Selbst wenn Olaf Scholz Bundeskanzler wird: Für eine Bundesregierung ist der Wohnungsbau schwieriger als für einen Landeschef.© picture alliance /dpa / Kay Nietfeld
Wie eine Bundesregierung unter Olaf Scholz den Bau der von ihm geforderten 400.000 Wohnungen pro Jahr umsetzen will, ist im Detail noch nicht bekannt. Denkbar wäre aber auch, die schon existierenden Instrumente zu schärfen, mit denen ein Mietenanstieg für bestehenden Wohnraum begrenzt werden kann.

Was ist möglich mit FDP und Grünen?

So plädiert Siegmund Chychla vom Mieterverein zu Hamburg dafür, den einst vom Bundesgerichtshof kassierten Paragraph 5 des Wirtschaftsstrafgesetzbuchs so zu formulieren, dass er einer gerichtlichen Überprüfung standhält. Mietwucher würde dann empfindliche Strafen nach sich ziehen. Aber auch Chychla weiß, dass derartige Maßnahmen in einem Bündnis mit der FDP und deren Credo eines möglichst freien Marktes nicht ganz einfach werden würden.
"Ich verrate kein Geheimnis, wenn ich sage, dass die FDP noch konservativer als die CDU ist, was Wohnungsbau angeht. Und da bin ich gespannt, was der ehemalige Erste Bürgermeister der Hansestadt jetzt noch im Portfolio hat, um die FDP ins Boot zu ziehen."
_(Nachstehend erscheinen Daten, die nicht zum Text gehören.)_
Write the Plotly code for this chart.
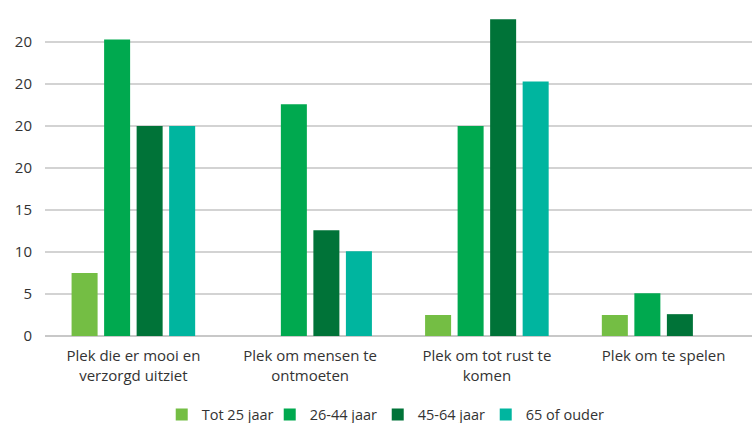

Und am Ende könnten auch die Grünen als Teil einer neuen Bundesregierung Bedenken gegen einen Bauboom ohne Grenzen hegen. Dann, wenn Neubauten auf einstigen Grünflächen entstehen, wenn immer mehr Stadtraum versiegelt oder Naturschutzgebiete durch neue Siedlungen bedroht werden, könnten auch die Grünen das 400.000-Wohnungen-Ziel von Olaf Scholz gefährden.